Client: Woolworths
Year: 2013
Contracted by Woolworths to commission local indigenous painter Digby Moran for their latest development in River Street Ballina NSW (Project produced in collaboration with Rebecca Townsend).
Moran’s paintings, inspired by his Bundjalung heritage have been reinterpreted with help of fellow artist and designer Alex Polo. Two of Moran’s cloth paintings have been transformed into a suite of corten steel artwork elements and integrated into the new building façade as window screens. Someone’s Always Watching You depicts Digby’s ancestors from Cabbage Tree Island and Floating through my Spirit Home speaks to the iconic Richmond River.
“As a boy growing up on an island in the Richmond River a wise old spiritual man once told me “no matter what you do someone’s always watching you”. I never really knew what he meant, but now I’m older and wiser I can see for myself what he was trying to tell me. It was his way of telling me that my ancestors’ spirits will always be with me and around me in everything I do in life. It’s really hard to explain these feelings to someone who doesn’t have a connection with their ancestors but I feel it all the time, I always feel protected.

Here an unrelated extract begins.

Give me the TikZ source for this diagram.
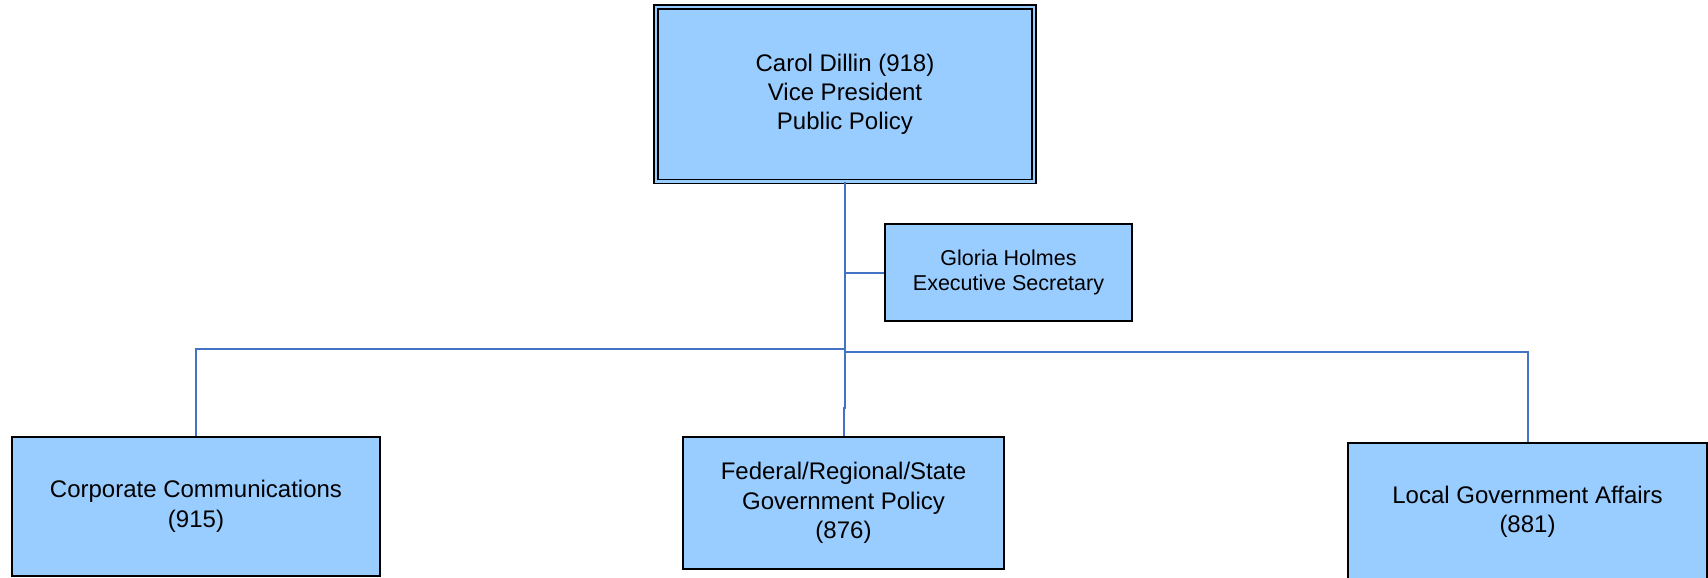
\documentclass[tikz,border=0pt]{standalone}
\usepackage{fontspec}
\setmainfont{Liberation Sans}
\definecolor{boxblue}{HTML}{99CCFF}
\definecolor{linkblue}{HTML}{4472C4}
\tikzset{
  orgbox/.style={draw=black, line width=1.8pt, fill=boxblue, inner sep=0pt, align=center},
  topbox/.style={orgbox, line width=1.5pt, double=boxblue, double distance=2.5pt},
  unitbox/.style={orgbox, font=\fontsize{24}{29.5}\selectfont},
  link/.style={draw=linkblue, line width=2pt}
}
\begin{document}
\begin{tikzpicture}[x=1pt, y=-1pt]

\useasboundingbox (0, 0) rectangle (1708, 578);
\clip (0, 0) rectangle (1708, 578);

\node[topbox, minimum width=378pt, minimum height=174.5pt, font=\fontsize{24}{29}\selectfont] (vp) at (845, 94.25) {Carol Dillin (918)\\Vice President\\Public Policy};

\node[orgbox, minimum width=247pt, minimum height=97pt, font=\fontsize{21.5}{25}\selectfont] (sec) at (1008.5, 272.5) {Gloria Holmes\\Executive Secretary};

\node[unitbox, minimum width=368pt, minimum height=139pt] (corp) at (196, 506.5) {Corporate Communications\\(915)};

\node[unitbox, minimum width=321pt, minimum height=132pt] (fed) at (843.5, 503) {Federal/Regional/State\\Government Policy\\(876)};

\node[unitbox, minimum width=359pt, minimum height=138pt] (local) at (1527.5, 512) {Local Government Affairs\\(881)};

\coordinate (jog) at (845, 408);
\coordinate (busL) at (845, 349);
\coordinate (busR) at (845, 352);

\draw[link] (vp.south) -- (jog) -| (fed.north);
\draw[link] (sec.west) -- (sec.west -| vp.south);
\draw[link] (busL) -| (corp.north);
\draw[link] (busR) -| (local.north);

\end{tikzpicture}
\end{document}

The painting means a lot to me spiritually, I feel the presence of my spiritual ancestors in this painting. These spirits watch over our mob in times of trouble. As soon as I finished the painting I knew it was special. I stood back to look at it and amazingly the five black lines started moving all around the canvas, the more I looked at it the more it happened. This has been the experience of everyone I’ve shown it to. The black lines which outline the figure represent my spirit ancestors moving around in my community just as the lines move around the painting. I always feel them with me in times of need, guiding me and looking over me in my beautiful Bundjalung Country. I feel privileged to have this connection with my ancestors. “
Digby Moran was born in Ballina NSW and grew up on a Cabbage Tree Island mission in the Richmond River. At 16 he left the Island to work in the local cane fields and after a few years joining the Jimmy Sharman Boxing Troupe as his father had done before him. Boxing allowed him to travel extensively but during this time alcohol became a problem. At the age of 42, when he had hit rock bottom, he made the decision to quit.
In 1991 Moran undertook an art course at TAFE and discovered he had a talent for painting. He paints only what he knows and never outside his Bundjalung boundaries, “ you’ll never catch me painting things like barramundi or crocodiles,” he said. Water, especially the ocean is a common theme , “Water is a big part of all Bundjalung Dreaming,” He explains “I have always been a saltwater man.”
Moran has participated in international exhibitions at the Berlin Aboriginal Art Gallery (Germany), the New Media Gallery in Vienna (Austria) and had solo shows at the Museum Hame in Duisburg (Germany) and the NSW Parliament. In 2000 he won the People’s Choice Award at the National Aboriginal and Islander Telstra Art Award at the Northern Territory Art Gallery and was a finalist in The New South Wales Parliament Aboriginal Art Prize in 2011 & 2012.